--- Start ---
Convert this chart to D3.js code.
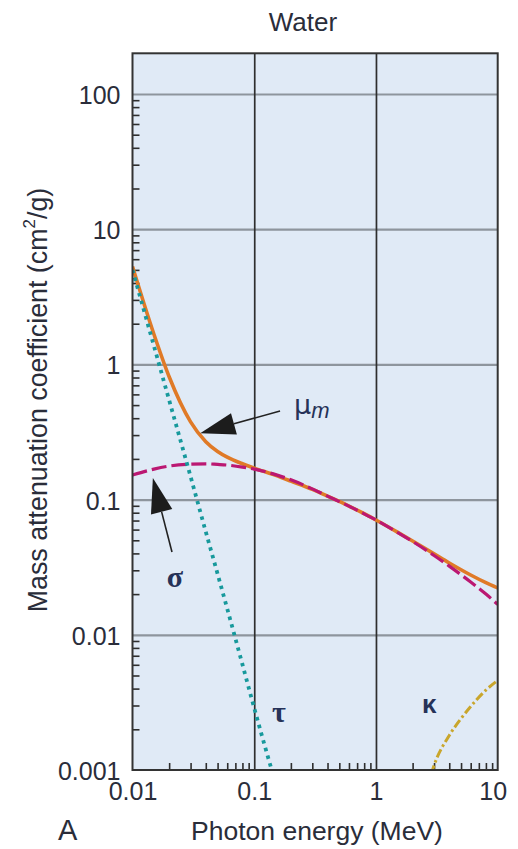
<!DOCTYPE html>
<html><head><meta charset="utf-8">
<script src="https://cdn.jsdelivr.net/npm/d3@7"></script>
<style>
html,body{margin:0;padding:0;background:#fff;}
svg{display:block;font-family:"Liberation Sans",Arial,Helvetica,sans-serif;}
</style></head>
<body>
<svg id="chart" width="518" height="849"></svg>
<script>
// ---- data ----
const energyMu = [0.01,0.015,0.02,0.03,0.04,0.05,0.06,0.08,0.1,0.15,0.2,0.3,0.4,0.5,0.6,0.8,1,1.5,2,3,4,5,6,8,10];
const muValues = [5.3,1.67,0.81,0.376,0.268,0.227,0.206,0.184,0.171,0.151,0.137,0.119,0.106,0.0969,0.0896,0.0787,0.0707,0.0575,0.0494,0.0397,0.034,0.0303,0.0277,0.0243,0.0222];
const energySigma = [0.01,0.015,0.02,0.03,0.04,0.05,0.06,0.08,0.1,0.15,0.2,0.3,0.4,0.5,0.6,0.8,1,1.5,2,3,4,5,6,8,10];
const sigmaValues = [0.152,0.168,0.177,0.183,0.184,0.182,0.18,0.174,0.168,0.153,0.14,0.12,0.106,0.0966,0.0894,0.0785,0.0707,0.0573,0.049,0.0386,0.0322,0.0278,0.0246,0.02,0.0168];
const energyTau = [0.01,0.015,0.02,0.03,0.04,0.05,0.06,0.08,0.1,0.15];
const tauValues = [5.0,1.37,0.544,0.148,0.0578,0.0282,0.0156,0.00604,0.00287,0.00079];
const energyKappa = [2.6,3,4,5,6,8,10];
const kappaValues = [0.0007,0.00108,0.0018,0.0024,0.00295,0.0039,0.0046];
const xTicks = [0.01,0.1,1,10];
const xTickLabels = ["0.01","0.1","1","10"];
const yTicks = [0.001,0.01,0.1,1,10,100];
const yTickLabels = ["0.001","0.01","0.1","1","10","100"];

// ---- layout ----
const L = 132.5, R = 497.7, T = 53.3, B = 770;
const svg = d3.select("#chart");
const x = d3.scaleLog().domain([0.01,10]).range([L,R]);
const y = d3.scaleLog().domain([0.001,200]).range([B,T]);

// background
svg.append("rect").attr("x",L).attr("y",T).attr("width",R-L).attr("height",B-T).attr("fill","#e0eaf6");

// horizontal grid
svg.append("g").attr("transform",`translate(${L},0)`)
  .call(d3.axisLeft(y).tickValues([0.01,0.1,1,10,100]).tickSize(-(R-L)).tickFormat(""))
  .call(g=>g.select(".domain").remove())
  .call(g=>g.selectAll("line").attr("stroke","#8e959d").attr("stroke-width",2.2));
// vertical grid
svg.append("g").attr("transform",`translate(0,${B})`)
  .call(d3.axisBottom(x).tickValues([0.1,1]).tickSize(-(B-T)).tickFormat(""))
  .call(g=>g.select(".domain").remove())
  .call(g=>g.selectAll("line").attr("stroke","#2e2e2e").attr("stroke-width",1.7));

// minor ticks
const yMinor = [];
[0.001,0.01,0.1,1,10].forEach(d=>{for(let k=2;k<=9;k++) yMinor.push(d*k);});
const xMinor = [];
[0.01,0.1,1].forEach(d=>{for(let k=2;k<=9;k++) xMinor.push(d*k);});
svg.append("g").attr("transform",`translate(${L},0)`)
  .call(d3.axisLeft(y).tickValues(yMinor).tickSizeInner(-7).tickSizeOuter(0).tickFormat(""))
  .call(g=>g.select(".domain").remove())
  .call(g=>g.selectAll("line").attr("stroke","#2e2e2e").attr("stroke-width",1.6));
svg.append("g").attr("transform",`translate(0,${B})`)
  .call(d3.axisBottom(x).tickValues(xMinor).tickSizeInner(-7).tickSizeOuter(0).tickFormat(""))
  .call(g=>g.select(".domain").remove())
  .call(g=>g.selectAll("line").attr("stroke","#2e2e2e").attr("stroke-width",1.6));

// clip
svg.append("clipPath").attr("id","plotclip").append("rect")
  .attr("x",L).attr("y",T).attr("width",R-L).attr("height",B-T);
const plot = svg.append("g").attr("clip-path","url(#plotclip)");
const line = d3.line().x(d=>x(d[0])).y(d=>y(d[1])).curve(d3.curveMonotoneX);

plot.append("path").datum(energyMu.map((e,i)=>[e,muValues[i]]))
  .attr("d",line).attr("fill","none").attr("stroke","#e07a27").attr("stroke-width",3.6);
plot.append("path").datum(energySigma.map((e,i)=>[e,sigmaValues[i]]))
  .attr("d",line).attr("fill","none").attr("stroke","#bb1872").attr("stroke-width",3.2)
  .attr("stroke-dasharray","15,5");
plot.append("path").datum(energyTau.map((e,i)=>[e,tauValues[i]]))
  .attr("d",line).attr("fill","none").attr("stroke","#17999c").attr("stroke-width",3.8)
  .attr("stroke-dasharray","3.5,4.5");
plot.append("path").datum(energyKappa.map((e,i)=>[e,kappaValues[i]]))
  .attr("d",line).attr("fill","none").attr("stroke","#c9a62c").attr("stroke-width",3)
  .attr("stroke-dasharray","9,3,2.5,3");

// border
svg.append("rect").attr("x",L).attr("y",T).attr("width",R-L).attr("height",B-T)
  .attr("fill","none").attr("stroke","#333").attr("stroke-width",2);

// tick labels
const txtColor = "#2a2d3a";
svg.append("g").attr("transform",`translate(${L},0)`)
  .call(d3.axisLeft(y).tickValues(yTicks).tickSize(0).tickPadding(12).tickFormat((d,i)=>yTickLabels[i]))
  .call(g=>g.select(".domain").remove())
  .call(g=>g.selectAll("text").attr("font-size",25).attr("fill",txtColor).attr("font-family","Liberation Sans, Arial, sans-serif").attr("dy","0.38em"));
svg.append("g").attr("transform",`translate(0,${B})`)
  .call(d3.axisBottom(x).tickValues(xTicks).tickSize(0).tickPadding(12).tickFormat((d,i)=>xTickLabels[i]))
  .call(g=>g.select(".domain").remove())
  .call(g=>g.selectAll("text").attr("font-size",25).attr("fill",txtColor).attr("font-family","Liberation Sans, Arial, sans-serif"))
  .call(g=>g.selectAll(".tick").filter(d=>d===10).select("text").attr("dx",-5));

// titles
svg.append("text").attr("x",303).attr("y",31).attr("text-anchor","middle")
  .attr("font-size",26).attr("fill",txtColor).text("Water");
svg.append("text").attr("x",317).attr("y",840).attr("text-anchor","middle")
  .attr("font-size",26.5).attr("fill",txtColor).text("Photon energy (MeV)");
svg.append("text").attr("x",58).attr("y",840)
  .attr("font-size",29).attr("fill",txtColor).text("A");
const yt = svg.append("text").attr("transform","translate(47,400) rotate(-90)").attr("text-anchor","middle")
  .attr("font-size",26.8).attr("fill",txtColor);
yt.append("tspan").text("Mass attenuation coefficient (cm");
yt.append("tspan").attr("font-size",17).attr("dy",-12).text("2");
yt.append("tspan").attr("dy",12).text("/g)");

// annotations
function arrow(tail, tip){
  const x0=x(tail[0]), y0=y(tail[1]), x1=x(tip[0]), y1=y(tip[1]);
  const dx=x0-x1, dy=y0-y1, len=Math.hypot(dx,dy), ux=dx/len, uy=dy/len;
  const hl=35, hw=11;
  const bx=x1+ux*hl, by=y1+uy*hl;
  svg.append("line").attr("x1",x0).attr("y1",y0).attr("x2",bx).attr("y2",by)
    .attr("stroke","#222").attr("stroke-width",1.6);
  svg.append("path").attr("d",`M${x1},${y1}L${bx-uy*hw},${by+ux*hw}L${bx+uy*hw},${by-ux*hw}Z`)
    .attr("fill","#1c1c1c");
}
arrow([0.163,0.452],[0.036,0.31]);
arrow([0.0211,0.041],[0.0147,0.1445]);

const lblColor = "#263258";
const mu = svg.append("text").attr("x",x(0.2124)).attr("y",y(0.43)).attr("fill",lblColor)
  .attr("font-size",27).attr("font-family","DejaVu Sans, sans-serif");
mu.append("tspan").text("μ");
mu.append("tspan").attr("font-size",22).attr("font-style","italic").attr("dy",4).attr("font-family","Liberation Sans, sans-serif").text("m");
svg.append("text").attr("x",x(0.0223)).attr("y",y(0.0224)).attr("text-anchor","middle")
  .attr("fill",lblColor).attr("font-size",30).attr("font-weight","bold").attr("font-family","Liberation Serif, serif").text("σ");
svg.append("text").attr("x",x(0.14)).attr("y",y(0.00225)).attr("fill",lblColor)
  .attr("font-size",30).attr("font-weight","bold").attr("font-family","Liberation Serif, serif").text("τ");
svg.append("text").attr("x",x(2.39)).attr("y",y(0.00265)).attr("fill",lblColor)
  .attr("font-size",26).attr("font-weight","bold").attr("font-family","Liberation Sans, sans-serif").text("κ");
</script>
</body></html>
--- End ---
### EXERCISE
Each line containing the word "chart" counts once; report the total alone.

### FINAL RESULT
3